The second report is an individual research plan. I shows all the sources that the person might be listed in, these would be filtered so that those that are already listed for the individual are excluded (or may listed at the end).

Individual plan mock.jpg

Implementation Issues

Supporting queries

There are two primary queries:

* get_all_people_that_might_appear_in_source(source)
* get_all_sources_that_a_person_might_appear_in(person)

Both of these queries require some way of matching a Person to a Source. There are two types of source meta-data that could be used for doing this matching:

  1. dates - if a Source had a start and end date we could match this against the result of probably_alive
  2. places - places are trickier, what we want to ask is is this person likely to have lived somewhere in the region covered by this source. An initial implementation might associate a Place object with a Source and match if the Person has any Place or Address references that match all of the fields that are set in the Sources Place. So for a Census the Source's Place would say England and if any of the Addresses on the Person also had England it would be a match. Source might need to have multiple Places and the matching algorithm might need to be rather fuzzy. A 'default place' might be needed to cover all the People that have no Address or Place references.

I think that the date matching is clearly simpler than the place matching and should be the initial target.

The aspect of meta-data is record what information a Source contains. This could be as simple as a list of titles (e.g. Birthday, Name, Sex etc.) or it could be more sophisticated. It could be a list of Event templates. The Event templates could then be used to check against the Person, so the Source only matches against the Person if they do not have an Event of that type references to that Source. It might even be possible to right-click the Source on a Probable Sources tab on the Person and select Populate Events to create the empty events on the Person, already setup to reference the Source.

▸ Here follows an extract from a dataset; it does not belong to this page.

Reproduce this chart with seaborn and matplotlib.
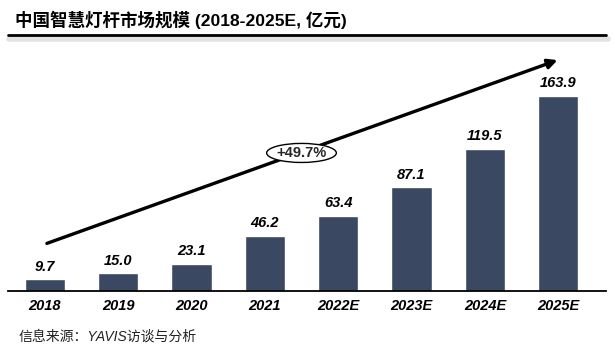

To be able to produce these reports it is going to be necessary to record additional information in the database. Most of this additional information is recorded against Sources but some will also be needed against people and possibly against Repositories.

Important issues

  1. It must be possible to exclude Sources altogether. Many Sources are not related to documentary evidence and you would not want them cluttering up the reports.
  2. It must be possible to exclude Sources on an Person. If you know that you have checked a Source for an Individual you want to exclude that Source from showing up next time you run the reports.


Implementation Plan

It should be possible to make a start on this by storing the Source meta-data in the key/value data of the Source. This will allow an initial proof-of-concept of the reports without touching the database schema.

For instance:

key              value
_r_:start_date 1841-06-06
_r_:end_date   1841-06-07
_r_:include    True

A more general version of probably_alive would be needed that can take a range and decide if the Person might be alive during that period.


Testing

Future Possibilities

Related Work

Jerome's RepositoriesReport is an example what can be done at the moment. This GEP seeks to develop this idea further.